**Aim of the task:**
Give all the lines below again, exactly, with no pictures.

**Collected material:**
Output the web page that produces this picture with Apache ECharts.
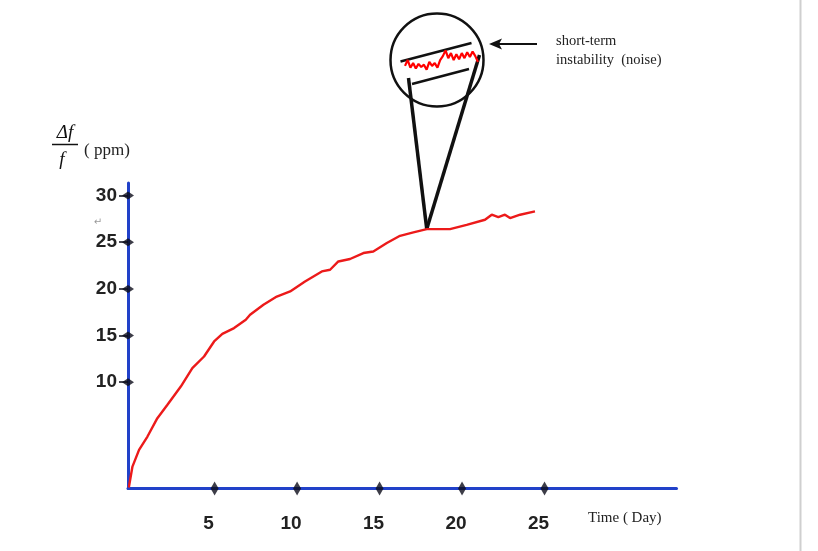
<!DOCTYPE html>
<html>
<head>
<meta charset="utf-8">
<script src="https://cdn.jsdelivr.net/npm/echarts@6/dist/echarts.min.js"></script>
<style>
html,body{margin:0;padding:0;background:#fff;}
#c{width:818px;height:551px;}
</style>
</head>
<body>
<div id="c"></div>
<script>
// ---- data ----
const xTicks = [5, 10, 15, 20, 25];
const yTicks = [10, 15, 20, 25, 30];
const days = [-0.2, 0.02, 0.42, 0.93, 1.53, 2.14, 2.95, 3.65, 4.36, 4.97, 5.47, 6.18, 6.89, 7.15, 7.96, 8.77, 9.58, 10.48, 11.5, 12.0, 12.5, 13.21, 14.02, 14.62, 15.44, 16.24, 17.05, 17.86, 19.27, 20.28, 21.39, 21.8, 22.2, 22.6, 22.91, 23.52, 24.42];
const ppm  = [-1.3, 0.95, 2.74, 4.17, 6.14, 7.57, 9.53, 11.51, 12.75, 14.36, 15.18, 15.8, 16.69, 17.22, 18.29, 19.18, 19.72, 20.79, 21.87, 22.05, 22.94, 23.2, 23.84, 24.01, 24.91, 25.69, 26.05, 26.41, 26.41, 26.87, 27.41, 27.95, 27.7, 27.95, 27.59, 27.95, 28.3];
const apexIndex = 27; // point the zoom cone points at
const noise = [8.3, 13.3, 6.7, 10.7, 6, 10, 7.3, 9.3, 5, 11.7, 8.3, 10.7, 6.7, 13.3, 16.7, 21.7, 15, 19.3, 13.3, 18.3, 14, 19.3, 15, 20, 16, 20.7, 16.7, 11.7];
const noiseIdx = noise.map((_, i) => String(i));
const xTitle = 'Time ( Day)';
const yTitleUnit = '( ppm)';
const noteLines = ['short-term', 'instability  (noise)'];

const X_MIN = -0.25, X_MAX = 33, Y_MIN = -1.4, Y_MAX = 31.35;
const BLUE = '#2141c9';
const DARK = '#0c0c1a';

const chart = echarts.init(document.getElementById('c'), null, {renderer: 'canvas'});

chart.setOption({
  backgroundColor: '#ffffff',
  animation: false,
  grid: [
    {left: 128, top: 183, width: 548.5, height: 305.5},
    {left: 405, top: 50, width: 73, height: 22}
  ],
  xAxis: [
    {
      type: 'value', gridIndex: 0, min: X_MIN, max: X_MAX,
      splitLine: {show: false},
      axisLine: {show: true, onZero: false, lineStyle: {color: BLUE, width: 3}},
      axisTick: {show: false},
      axisLabel: {
        customValues: xTicks, margin: 26, padding: [0, 12, 0, 0],
        fontSize: 19, fontWeight: 'bold', fontFamily: 'Liberation Sans, Arial, sans-serif', color: '#222'
      }
    },
    {type: 'category', gridIndex: 1, data: noiseIdx, boundaryGap: false, show: false}
  ],
  yAxis: [
    {
      type: 'value', gridIndex: 0, min: Y_MIN, max: Y_MAX,
      splitLine: {show: false},
      axisLine: {show: true, onZero: false, lineStyle: {color: BLUE, width: 3}},
      axisTick: {show: true, customValues: yTicks, length: 9, lineStyle: {color: DARK, width: 1.5}},
      axisLabel: {
        customValues: yTicks, margin: 11,
        fontSize: 19, fontWeight: 'bold', fontFamily: 'Liberation Sans, Arial, sans-serif', color: '#222'
      }
    },
    {type: 'value', gridIndex: 1, min: 3, max: 22, show: false}
  ],
  series: [
    {
      type: 'line', xAxisIndex: 0, yAxisIndex: 0, z: 5,
      data: days.map((d, i) => [d, ppm[i]]),
      showSymbol: false, symbol: 'none', clip: false,
      lineStyle: {color: '#ec1a1a', width: 2.4}
    },
    {
      type: 'scatter', xAxisIndex: 0, yAxisIndex: 0, z: 6, clip: false, silent: true,
      data: yTicks.map(v => [X_MIN, v]),
      symbol: 'diamond', symbolSize: [12, 8],
      itemStyle: {color: DARK}
    },
    {
      type: 'scatter', xAxisIndex: 0, yAxisIndex: 0, z: 6, clip: false, silent: true,
      data: xTicks.map(v => [v, Y_MIN]),
      symbol: 'diamond', symbolSize: [8, 14],
      itemStyle: {color: DARK}
    },
    {
      type: 'line', xAxisIndex: 1, yAxisIndex: 1, z: 8,
      data: noise, showSymbol: false, symbol: 'none', clip: false,
      lineStyle: {color: '#ff0000', width: 2.2}
    }
  ]
});

const apex = chart.convertToPixel({gridIndex: 0}, [days[apexIndex], ppm[apexIndex]]);

const serif = 'Liberation Serif, Times New Roman, serif';
chart.setOption({
  graphic: [
    // right border line
    {type: 'line', shape: {x1: 800.5, y1: 0, x2: 800.5, y2: 551}, style: {stroke: '#cfcfcf', lineWidth: 2}, z: 1},
    // magnifier circle
    {type: 'circle', shape: {cx: 437, cy: 60, r: 46.5}, style: {fill: 'none', stroke: '#111', lineWidth: 2.5}, z: 3},
    // band lines inside circle
    {type: 'line', shape: {x1: 400.5, y1: 61.5, x2: 471.5, y2: 43}, style: {stroke: '#111', lineWidth: 2.5}, z: 3},
    {type: 'line', shape: {x1: 412, y1: 84, x2: 469, y2: 69}, style: {stroke: '#111', lineWidth: 2.5}, z: 3},
    // cone lines
    {type: 'line', shape: {x1: apex[0], y1: apex[1], x2: 408.5, y2: 78}, style: {stroke: '#111', lineWidth: 3.5}, z: 4},
    {type: 'line', shape: {x1: apex[0], y1: apex[1], x2: 479.5, y2: 55}, style: {stroke: '#111', lineWidth: 3.5}, z: 4},
    // arrow
    {type: 'line', shape: {x1: 537, y1: 44, x2: 497, y2: 44}, style: {stroke: '#111', lineWidth: 2.2}, z: 4},
    {type: 'polygon', shape: {points: [[489, 44], [502, 38.5], [499, 44], [502, 49.5]]}, style: {fill: '#111'}, z: 4},
    // annotation text
    {type: 'text', x: 556, y: 41, style: {text: noteLines[0], font: '14.5px ' + serif, fill: '#222', align: 'left', verticalAlign: 'middle', textAlign: 'left', textVerticalAlign: 'middle'}, z: 4},
    {type: 'text', x: 556, y: 60, style: {text: noteLines[1], font: '14.5px ' + serif, fill: '#222', align: 'left', verticalAlign: 'middle', textAlign: 'left', textVerticalAlign: 'middle'}, z: 4},
    // x title
    {type: 'text', x: 588, y: 518, style: {text: xTitle, font: '15px ' + serif, fill: '#222', align: 'left', verticalAlign: 'middle', textAlign: 'left', textVerticalAlign: 'middle'}, z: 4},
    // y title: Δf / f (ppm)
    {type: 'text', x: 65, y: 133, style: {text: 'Δf', font: 'italic 19px ' + serif, fill: '#111', align: 'center', verticalAlign: 'middle', textAlign: 'center', textVerticalAlign: 'middle'}, z: 4},
    {type: 'line', shape: {x1: 52, y1: 144.5, x2: 78, y2: 144.5}, style: {stroke: '#111', lineWidth: 1.5}, z: 4},
    {type: 'text', x: 62, y: 160, style: {text: 'f', font: 'italic 19px ' + serif, fill: '#111', align: 'center', verticalAlign: 'middle', textAlign: 'center', textVerticalAlign: 'middle'}, z: 4},
    {type: 'text', x: 84, y: 151, style: {text: yTitleUnit, font: '17px ' + serif, fill: '#222', align: 'left', verticalAlign: 'middle', textAlign: 'left', textVerticalAlign: 'middle'}, z: 4},
    // stray return mark
    {type: 'text', x: 98, y: 222, style: {text: '↵', font: '10px DejaVu Sans', fill: '#9a9a9a', align: 'center', verticalAlign: 'middle', textAlign: 'center', textVerticalAlign: 'middle'}, z: 4}
  ]
});
</script>
</body>
</html>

**Expected answer:**
Output the web page that produces this picture with Apache ECharts.
<!DOCTYPE html>
<html>
<head>
<meta charset="utf-8">
<script src="https://cdn.jsdelivr.net/npm/echarts@6/dist/echarts.min.js"></script>
<style>
html,body{margin:0;padding:0;background:#fff;}
#c{width:818px;height:551px;}
</style>
</head>
<body>
<div id="c"></div>
<script>
// ---- data ----
const xTicks = [5, 10, 15, 20, 25];
const yTicks = [10, 15, 20, 25, 30];
const days = [-0.2, 0.02, 0.42, 0.93, 1.53, 2.14, 2.95, 3.65, 4.36, 4.97, 5.47, 6.18, 6.89, 7.15, 7.96, 8.77, 9.58, 10.48, 11.5, 12.0, 12.5, 13.21, 14.02, 14.62, 15.44, 16.24, 17.05, 17.86, 19.27, 20.28, 21.39, 21.8, 22.2, 22.6, 22.91, 23.52, 24.42];
const ppm  = [-1.3, 0.95, 2.74, 4.17, 6.14, 7.57, 9.53, 11.51, 12.75, 14.36, 15.18, 15.8, 16.69, 17.22, 18.29, 19.18, 19.72, 20.79, 21.87, 22.05, 22.94, 23.2, 23.84, 24.01, 24.91, 25.69, 26.05, 26.41, 26.41, 26.87, 27.41, 27.95, 27.7, 27.95, 27.59, 27.95, 28.3];
const apexIndex = 27; // point the zoom cone points at
const noise = [8.3, 13.3, 6.7, 10.7, 6, 10, 7.3, 9.3, 5, 11.7, 8.3, 10.7, 6.7, 13.3, 16.7, 21.7, 15, 19.3, 13.3, 18.3, 14, 19.3, 15, 20, 16, 20.7, 16.7, 11.7];
const noiseIdx = noise.map((_, i) => String(i));
const xTitle = 'Time ( Day)';
const yTitleUnit = '( ppm)';
const noteLines = ['short-term', 'instability  (noise)'];

const X_MIN = -0.25, X_MAX = 33, Y_MIN = -1.4, Y_MAX = 31.35;
const BLUE = '#2141c9';
const DARK = '#0c0c1a';

const chart = echarts.init(document.getElementById('c'), null, {renderer: 'canvas'});

chart.setOption({
  backgroundColor: '#ffffff',
  animation: false,
  grid: [
    {left: 128, top: 183, width: 548.5, height: 305.5},
    {left: 405, top: 50, width: 73, height: 22}
  ],
  xAxis: [
    {
      type: 'value', gridIndex: 0, min: X_MIN, max: X_MAX,
      splitLine: {show: false},
      axisLine: {show: true, onZero: false, lineStyle: {color: BLUE, width: 3}},
      axisTick: {show: false},
      axisLabel: {
        customValues: xTicks, margin: 26, padding: [0, 12, 0, 0],
        fontSize: 19, fontWeight: 'bold', fontFamily: 'Liberation Sans, Arial, sans-serif', color: '#222'
      }
    },
    {type: 'category', gridIndex: 1, data: noiseIdx, boundaryGap: false, show: false}
  ],
  yAxis: [
    {
      type: 'value', gridIndex: 0, min: Y_MIN, max: Y_MAX,
      splitLine: {show: false},
      axisLine: {show: true, onZero: false, lineStyle: {color: BLUE, width: 3}},
      axisTick: {show: true, customValues: yTicks, length: 9, lineStyle: {color: DARK, width: 1.5}},
      axisLabel: {
        customValues: yTicks, margin: 11,
        fontSize: 19, fontWeight: 'bold', fontFamily: 'Liberation Sans, Arial, sans-serif', color: '#222'
      }
    },
    {type: 'value', gridIndex: 1, min: 3, max: 22, show: false}
  ],
  series: [
    {
      type: 'line', xAxisIndex: 0, yAxisIndex: 0, z: 5,
      data: days.map((d, i) => [d, ppm[i]]),
      showSymbol: false, symbol: 'none', clip: false,
      lineStyle: {color: '#ec1a1a', width: 2.4}
    },
    {
      type: 'scatter', xAxisIndex: 0, yAxisIndex: 0, z: 6, clip: false, silent: true,
      data: yTicks.map(v => [X_MIN, v]),
      symbol: 'diamond', symbolSize: [12, 8],
      itemStyle: {color: DARK}
    },
    {
      type: 'scatter', xAxisIndex: 0, yAxisIndex: 0, z: 6, clip: false, silent: true,
      data: xTicks.map(v => [v, Y_MIN]),
      symbol: 'diamond', symbolSize: [8, 14],
      itemStyle: {color: DARK}
    },
    {
      type: 'line', xAxisIndex: 1, yAxisIndex: 1, z: 8,
      data: noise, showSymbol: false, symbol: 'none', clip: false,
      lineStyle: {color: '#ff0000', width: 2.2}
    }
  ]
});

const apex = chart.convertToPixel({gridIndex: 0}, [days[apexIndex], ppm[apexIndex]]);

const serif = 'Liberation Serif, Times New Roman, serif';
chart.setOption({
  graphic: [
    // right border line
    {type: 'line', shape: {x1: 800.5, y1: 0, x2: 800.5, y2: 551}, style: {stroke: '#cfcfcf', lineWidth: 2}, z: 1},
    // magnifier circle
    {type: 'circle', shape: {cx: 437, cy: 60, r: 46.5}, style: {fill: 'none', stroke: '#111', lineWidth: 2.5}, z: 3},
    // band lines inside circle
    {type: 'line', shape: {x1: 400.5, y1: 61.5, x2: 471.5, y2: 43}, style: {stroke: '#111', lineWidth: 2.5}, z: 3},
    {type: 'line', shape: {x1: 412, y1: 84, x2: 469, y2: 69}, style: {stroke: '#111', lineWidth: 2.5}, z: 3},
    // cone lines
    {type: 'line', shape: {x1: apex[0], y1: apex[1], x2: 408.5, y2: 78}, style: {stroke: '#111', lineWidth: 3.5}, z: 4},
    {type: 'line', shape: {x1: apex[0], y1: apex[1], x2: 479.5, y2: 55}, style: {stroke: '#111', lineWidth: 3.5}, z: 4},
    // arrow
    {type: 'line', shape: {x1: 537, y1: 44, x2: 497, y2: 44}, style: {stroke: '#111', lineWidth: 2.2}, z: 4},
    {type: 'polygon', shape: {points: [[489, 44], [502, 38.5], [499, 44], [502, 49.5]]}, style: {fill: '#111'}, z: 4},
    // annotation text
    {type: 'text', x: 556, y: 41, style: {text: noteLines[0], font: '14.5px ' + serif, fill: '#222', align: 'left', verticalAlign: 'middle', textAlign: 'left', textVerticalAlign: 'middle'}, z: 4},
    {type: 'text', x: 556, y: 60, style: {text: noteLines[1], font: '14.5px ' + serif, fill: '#222', align: 'left', verticalAlign: 'middle', textAlign: 'left', textVerticalAlign: 'middle'}, z: 4},
    // x title
    {type: 'text', x: 588, y: 518, style: {text: xTitle, font: '15px ' + serif, fill: '#222', align: 'left', verticalAlign: 'middle', textAlign: 'left', textVerticalAlign: 'middle'}, z: 4},
    // y title: Δf / f (ppm)
    {type: 'text', x: 65, y: 133, style: {text: 'Δf', font: 'italic 19px ' + serif, fill: '#111', align: 'center', verticalAlign: 'middle', textAlign: 'center', textVerticalAlign: 'middle'}, z: 4},
    {type: 'line', shape: {x1: 52, y1: 144.5, x2: 78, y2: 144.5}, style: {stroke: '#111', lineWidth: 1.5}, z: 4},
    {type: 'text', x: 62, y: 160, style: {text: 'f', font: 'italic 19px ' + serif, fill: '#111', align: 'center', verticalAlign: 'middle', textAlign: 'center', textVerticalAlign: 'middle'}, z: 4},
    {type: 'text', x: 84, y: 151, style: {text: yTitleUnit, font: '17px ' + serif, fill: '#222', align: 'left', verticalAlign: 'middle', textAlign: 'left', textVerticalAlign: 'middle'}, z: 4},
    // stray return mark
    {type: 'text', x: 98, y: 222, style: {text: '↵', font: '10px DejaVu Sans', fill: '#9a9a9a', align: 'center', verticalAlign: 'middle', textAlign: 'center', textVerticalAlign: 'middle'}, z: 4}
  ]
});
</script>
</body>
</html>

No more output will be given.